Let us try the other option, putting $P_{n+1}$ in the integral column: $$\begin{array}{r|c|c} \text{row }\# & \frac{d}{dx} & \int \\ \hline 0 & \color{blue}{Q_{\leq n}(x)} & P_{n+1}(x) \\ 1& Q_{\leq n}'(x) & \color{blue}{\int P_{n+1} }\\ \vdots & \vdots & \vdots \\ n& \color{red}{\text{constant}} & \ldots \\ n+1& 0 & \color{red}{(\int)^{n+1} P_{n+1}} \end{array}$$
In the scenario where $Q_{\leq n}$ has degree $n$ (on row $0$ of the table), then on row $n$, it will be degree $0$, namely a constant; on the right/integral column, on row $n+1$ we will have the $(n+1)$th antiderivative of $P_{n+1}(x)$. So, the result of this integral by parts table is (at most) $n$ terms: $$\int_a^b P_{n+1}(x) Q_{\leq n}(x) dx = \textstyle \Big[Q_{\leq n}(x) \cdot \int P_{n+1}(x)\Big]\bigg|_{x=a}^{x=b} - \ldots + (-1)^n \Big[\text{const} \cdot (\int)^{n+1} P_{n+1}(x)\Big]\bigg|_{x=a}^{x=b}$$ (The notation is a bit fiddly, but I hope you can see that the ideas are actually quite simple. If I was writing on a whiteboard in front of you, I could just draw slope-$(-1)$ ovals in the table representing each term, without having to use all this notation, but oh well.)
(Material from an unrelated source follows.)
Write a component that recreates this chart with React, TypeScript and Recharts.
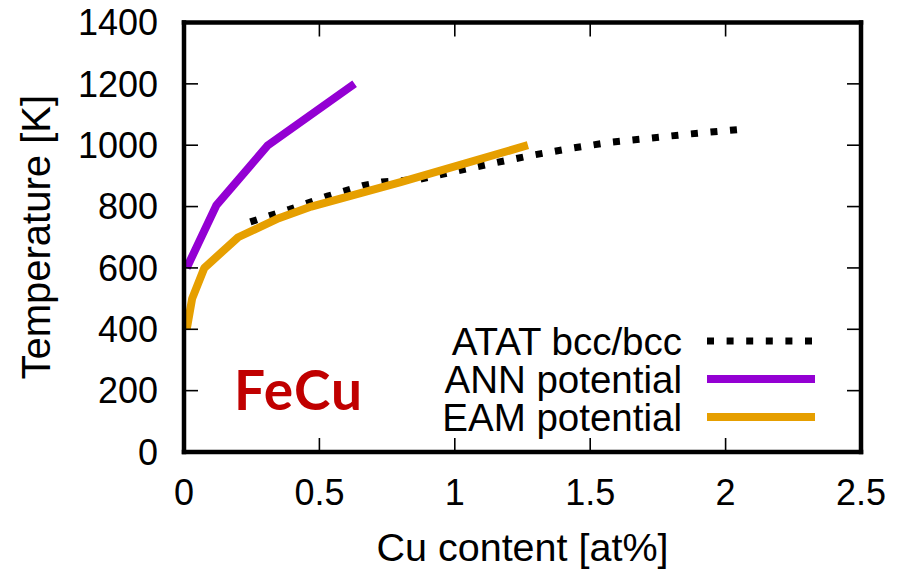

Again, recall that we have control over what $P_{n+1}$ is, and we have just found that all it needs to be is a degree $n+1$ polynomial s.t. its $1$st, $2$nd, ..., $(n+1)$th antiderivative all vanish at both $x=a$ and $x=b$.
This is still a little hard to think about, but it becomes much easier, if I tell you to think about the problem backward: start with a polynomial $A(x)$ of degree $2(n+1)$ (supposed/destined to be the $(n+1)$th antiderivative of $P_{n+1}$), so that its $0$th, $1$st, ..., $n$th derivatives vanish at $x=a$ and $x=b$ (and then taking $P_{n+1}(x):= (\frac d{dx})^{n+1} A(x)$, we're done!)
And indeed, hopefully one is familiar (from working with Taylor series, or orders of zeroes and poles in complex analysis) that the derivative of a function vanishing to order $M$ at a point $x=x_0$ vanishes to order $M-1$ at $x=x_0$. So, taking $A(x)=(x-a)^{n+1} (x-b)^{n+1}$ (indeed of degree $2(n+1)$), the $0$th, $1$st, ..., $n$th derivatives vanish at $x=a$ and $x=b$, as desired (and indeed the $(n+1)$th derivative is a polynomial of degree $n+1$, as desired!)